WASHINGTON – U.S. scientists may have found a new way to produce clean energy by way of dirty water, according to a new study.
The engineers have developed a more efficient method to use microbes to harness electricity from wastewater.
They hope their technique can be used in wastewater treatment facilities and to break down organic pollutants in the “dead zones” of oceans and lakes where fertilizer runoff has depleted oxygen, suffocating marine life.
The team from Stanford University has started small, with a prototype about the size of a D-cell battery, consisting of two electrodes plunged into a bottle of wastewater filled with bacteria.
As the bacteria consume the organic material, the microbes cluster around the negative electrode, throwing off electrons, which are captured by the positive electrode. “We call it ‘fishing for electrons,’ ” said environmental engineer Craig Criddle, one of the lead authors of the study, published in the Proceedings of the National Academy of Sciences.
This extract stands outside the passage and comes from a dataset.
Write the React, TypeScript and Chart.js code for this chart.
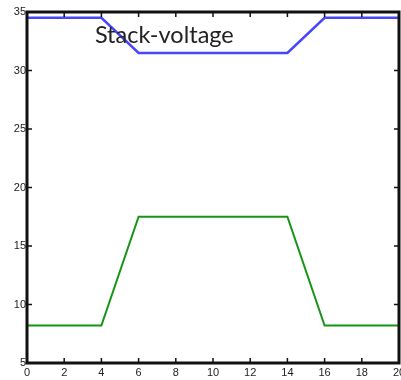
import React, { useEffect, useRef } from "react";
import { Chart, registerables } from "chart.js";

Chart.register(...registerables);

const xValues = [0, 4, 6, 14, 16, 20];
const stackVoltage = [34.5, 34.5, 31.5, 31.5, 34.5, 34.5];
const otherSeries = [8.2, 8.2, 17.5, 17.5, 8.2, 8.2];
const xTicks = [0, 2, 4, 6, 8, 10, 12, 14, 16, 18, 20];
const yTicks = [5, 10, 15, 20, 25, 30, 35];
const annotationText = "Stack-voltage";

const framePlugin = {
  id: "frame",
  afterDraw(chart: any) {
    const { ctx, chartArea: a, scales } = chart;
    ctx.save();
    ctx.strokeStyle = "#111";
    ctx.lineWidth = 1.5;
    const tl = 5;
    scales.x.ticks.forEach((t: any) => {
      const px = scales.x.getPixelForValue(t.value);
      ctx.beginPath();
      ctx.moveTo(px, a.bottom);
      ctx.lineTo(px, a.bottom - tl);
      ctx.moveTo(px, a.top);
      ctx.lineTo(px, a.top + tl);
      ctx.stroke();
    });
    scales.y.ticks.forEach((t: any) => {
      const py = scales.y.getPixelForValue(t.value);
      ctx.beginPath();
      ctx.moveTo(a.left, py);
      ctx.lineTo(a.left + tl, py);
      ctx.moveTo(a.right, py);
      ctx.lineTo(a.right - tl, py);
      ctx.stroke();
    });
    ctx.lineWidth = 3;
    ctx.strokeStyle = "#111";
    ctx.strokeRect(a.left, a.top, a.right - a.left, a.bottom - a.top);
    ctx.fillStyle = "#222";
    ctx.font = "23.5px Lato";
    ctx.textBaseline = "alphabetic";
    ctx.textAlign = "left";
    ctx.fillText(annotationText, scales.x.getPixelForValue(3.65), scales.y.getPixelForValue(32.35));
    ctx.restore();
  },
};

export default function App() {
  const ref = useRef<HTMLCanvasElement>(null);
  useEffect(() => {
    document.body.style.margin = "0";
    const chart = new Chart(ref.current!, {
      type: "line",
      data: {
        datasets: [
          {
            data: xValues.map((x, i) => ({ x, y: stackVoltage[i] })),
            borderColor: "rgb(70,70,255)",
            borderWidth: 2.5,
            pointRadius: 0,
            tension: 0,
          },
          {
            data: xValues.map((x, i) => ({ x, y: otherSeries[i] })),
            borderColor: "rgb(20,150,20)",
            borderWidth: 2,
            pointRadius: 0,
            tension: 0,
          },
        ],
      },
      options: {
        animation: false,
        responsive: false,
        layout: { padding: { left: 0, right: 2, top: 12, bottom: 0 } },
        plugins: { legend: { display: false }, tooltip: { enabled: false } },
        scales: {
          x: {
            type: "linear",
            min: 0,
            max: 20,
            afterBuildTicks: (s: any) => {
              s.ticks = xTicks.map((v) => ({ value: v }));
            },
            afterFit: (s: any) => {
              s.height = 17;
              s.paddingLeft = 0;
              s.paddingRight = 0;
            },
            grid: { display: false, drawTicks: false },
            border: { display: false },
            ticks: {
              padding: 3,
              maxRotation: 0,
              autoSkip: false,
              color: "#222",
              font: { family: "Liberation Sans", size: 11 },
            },
          },
          y: {
            min: 5,
            max: 35,
            afterBuildTicks: (s: any) => {
              s.ticks = yTicks.map((v) => ({ value: v }));
            },
            afterFit: (s: any) => {
              s.width = 27;
              s.paddingTop = 0;
              s.paddingBottom = 0;
            },
            grid: { display: false, drawTicks: false },
            border: { display: false },
            ticks: {
              padding: 1,
              color: "#222",
              font: { family: "Liberation Sans", size: 11 },
            },
          },
        },
      },
      plugins: [framePlugin],
    });
    return () => chart.destroy();
  }, []);
  return (
    <div style={{ width: 401, height: 380, background: "#fff" }}>
      <canvas ref={ref} width={401} height={380} />
    </div>
  );
}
Scientists have long known of microbes that live in airless environments and are capable of “breathing” oxide minerals to generate energy. Several research groups have tried to turn these microbes into bio-generators, but it has proven difficult to harness this energy efficiently.
The researchers said their new model is simple and can harness about 30 percent of the potential energy in the wastewater — about the same rate as commercially available solar panels. The process has the added benefit of cleaning the water.